The trouble with people in campervans without loos was: "they pull over to the side of the road and they **** in our waterways."
He himself had never done that, of course. "I always go before I leave home." Of course you do, Stuart.
The Hunger Games Award: the month of July: In July, heads flew left, right and centre. Labour's David Clark and Iain Lees-Galloway and National MPs Hamish Walker, Andrew Falloon, Jian Yang, Todd Muller, Amy Adams and Nikki Kaye all resigned from positions or from Parliament in that month. Some went willingly, others needed a push.
July very nearly also took out Paula Bennett – she quit on June 29.
In the same month, Judith Collins rose. So did her eyebrow.
Stadtler and Waldorf Award for services to judging comedy: Judith Collins' eyebrows.
Asked to explain a rather hyperbolic claim that nobody had escaped from prison while she was Corrections Minister, Collins said she was joking.
That invited the further question of how to distinguish her jokes from her truths.
Collins replied "when my eyebrow goes up it's a joke."
Collins despaired enough of the humour of the Press Gallery to broach the topic again in her final speech of the year in Parliament.
"They know that I have a sense of humour, even if they don't always share it," she said of the Press Gallery.
Best actor after leaving a leading role: Simon Bridges
The end of his leadership had something of a liberating effect on Simon Bridges.
Having pegged in his occasionally unruly sense of humour for the sake of trying to project a bit of gravitas, Bridges started waving his arms in the air like he just didn't care.
There was his short film, titled "Simon Bridges, walking with a baby yak".
There was his musical, a clip of him dancing to mark Cook Islands language day:
In honour of Cook Islands Language Week starting today. This is from this time last year at Ferguson Intermediate, Otara. pic.twitter.com/QmQ6ORRrgI— Simon Bridges (@simonjbridges) August 1, 2020
He wound up by taking the mickey out of National's promo videos for Collins' reshuffle, releasing his bloopers clip instead of the finished product. It showed him breaking into a coughing fit, complete with special effects and dramatic soundtrack.
His social media interactions also improved immensely.
When writer Madeleine Chapman went to Twitter and listed Goldsmith as someone who would trounce her in a fight, Bridges had a strategy for her: "Even though he's a taekwondo ninja, he'd fight fair. Get him before he's ready in the fruit & veges and it would be over before it began."

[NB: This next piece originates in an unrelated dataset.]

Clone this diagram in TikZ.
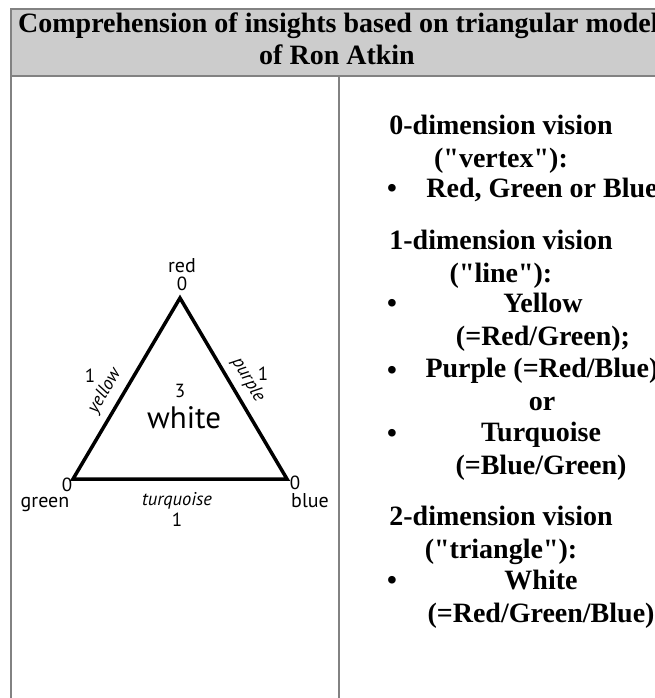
\documentclass[tikz,border=0pt]{standalone}
\usepackage{fontspec}
\setmainfont{Liberation Serif}
\newfontfamily\labelfont{PT Sans}
\usetikzlibrary{positioning,calc}
\definecolor{cellfill}{HTML}{CCCCCC}
\definecolor{cellrule}{HTML}{828282}
\newcommand\dq{\textquotedbl}
\tikzset{
  rule/.style={draw=cellrule,line width=2.5pt},
  headtext/.style={font=\bfseries\fontsize{28}{32}\selectfont,inner sep=0pt},
  % multi-line cells: base = baseline of the last line
  celltext/.style={font=\bfseries\fontsize{28}{33}\selectfont,align=center,
    inner sep=0pt,anchor=base},
  bulletmark/.style={font=\bfseries\fontsize{28}{33}\selectfont,inner sep=0pt,anchor=base},
  vlabel/.style={font=\labelfont\fontsize{20}{22}\selectfont,inner sep=0pt,anchor=base},
  nlabel/.style={font=\labelfont\fontsize{19}{21}\selectfont,inner sep=0pt,anchor=base},
  elabel/.style={font=\labelfont\itshape\fontsize{18.5}{20}\selectfont,inner sep=0pt},
  side/.style={line width=3.5pt,line join=miter}
}

\begin{document}
\begin{tikzpicture}[x=1pt,y=-1pt]
\useasboundingbox (0,0) rectangle (655,698);
\clip (0,0) rectangle (655,698);
% table frame
\fill[cellfill] (11,9) rectangle (660,75);
\draw[rule] (660,9) -- (11,9) -- (11,700);
\draw[rule] (11,76) -- (660,76);
\draw[rule] (339,76) -- (339,700);
% header
\node[headtext,anchor=base west] (title) at (18,33)
  {Comprehension of insights based on triangular model};
\node[headtext,anchor=base] (title2) at (337,65) {of Ron Atkin};

% triangle of Atkin
\coordinate (red) at (180,298);
\coordinate (green) at (73,479);
\coordinate (blue) at (287,479);
\draw[side] (red) -- (green) -- (blue) -- cycle;
\node[vlabel] (redname) at (182,272) {red};
\node[nlabel] (redzero) at (182,290) {0};
\node[nlabel] (leftone) at (90,382) {1};
\node[nlabel] (rightone) at (263,380) {1};
\node[elabel,rotate=59.4] (yellow) at (105,391) {yellow};
\node[elabel,rotate=-59.4] (purple) at (248,380) {purple};
\node[nlabel] (three) at (180,397) {3};
\node[vlabel,font=\labelfont\fontsize{31}{33}\selectfont] (white) at (184,428) {white};
\node[nlabel] (greenzero) at (67,491) {0};
\node[vlabel] (greenname) at (45,507) {green};
\node[elabel,anchor=base] (turq) at (177,505) {turquoise};
\node[nlabel] (bottomone) at (177,526) {1};
\node[nlabel] (bluezero) at (295,489) {0};
\node[vlabel] (bluename) at (310,507) {blue};

% right column
\node[celltext] (dimzero) at (501,167) {0-dimension vision\\(\dq vertex\dq):};
\node[bulletmark] (bzero) at (392,197) {•};
\node[celltext] (vertexitem) at (542,197) {Red, Green or Blue};
\node[celltext] (dimone) at (501,282) {1-dimension vision\\(\dq line\dq):};
\node[bulletmark] (bone) at (392,312) {•};
\node[celltext] (lineitema) at (543,345) {Yellow\\(=Red/Green);};
\node[bulletmark] (btwo) at (392,379) {•};
\node[celltext] (lineitemb) at (542,410) {Purple (=Red/Blue)\\or};
\node[bulletmark] (bthree) at (392,442) {•};
\node[celltext] (lineitemc) at (541,474) {Turquoise\\(=Blue/Green)};
\node[celltext] (dimtwo) at (501,558) {2-dimension vision\\(\dq triangle\dq):};
\node[bulletmark] (bfour) at (392,589) {•};
\node[celltext] (triitem) at (541,622) {White\\(=Red/Green/Blue)};
\end{tikzpicture}
\end{document}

Bridges was last seen cooking marshmallows with his kids over a camping fire, making a mosaic peacock, and spit-roasting a sheep in his back yard.
I do not kid you.
Award for most political tension: NZ First leader Winston Peters and Green Party co-leader James Shaw
As the end of the awkward trio of Labour, NZ First and the Green Party came to an end, so did any pretence of niceties.
Peters described the Green Party as "unstable and untrustworthy" after they voted for a bill to repeal waka jumping legislation. Shaw described NZ First as "a force of chaos" in Government.
Peters then told voters a Labour–Green Government would be "a nightmare" and said the Greens were "away with the fairies".
Shaw then did a pre-emptive dance on NZ First's grave in Parliament, speaking after Peters, he said he was pleased to have been there for what would be Peters' final speech in Parliament.
The election granted his wish. Or did it? 2023 looms.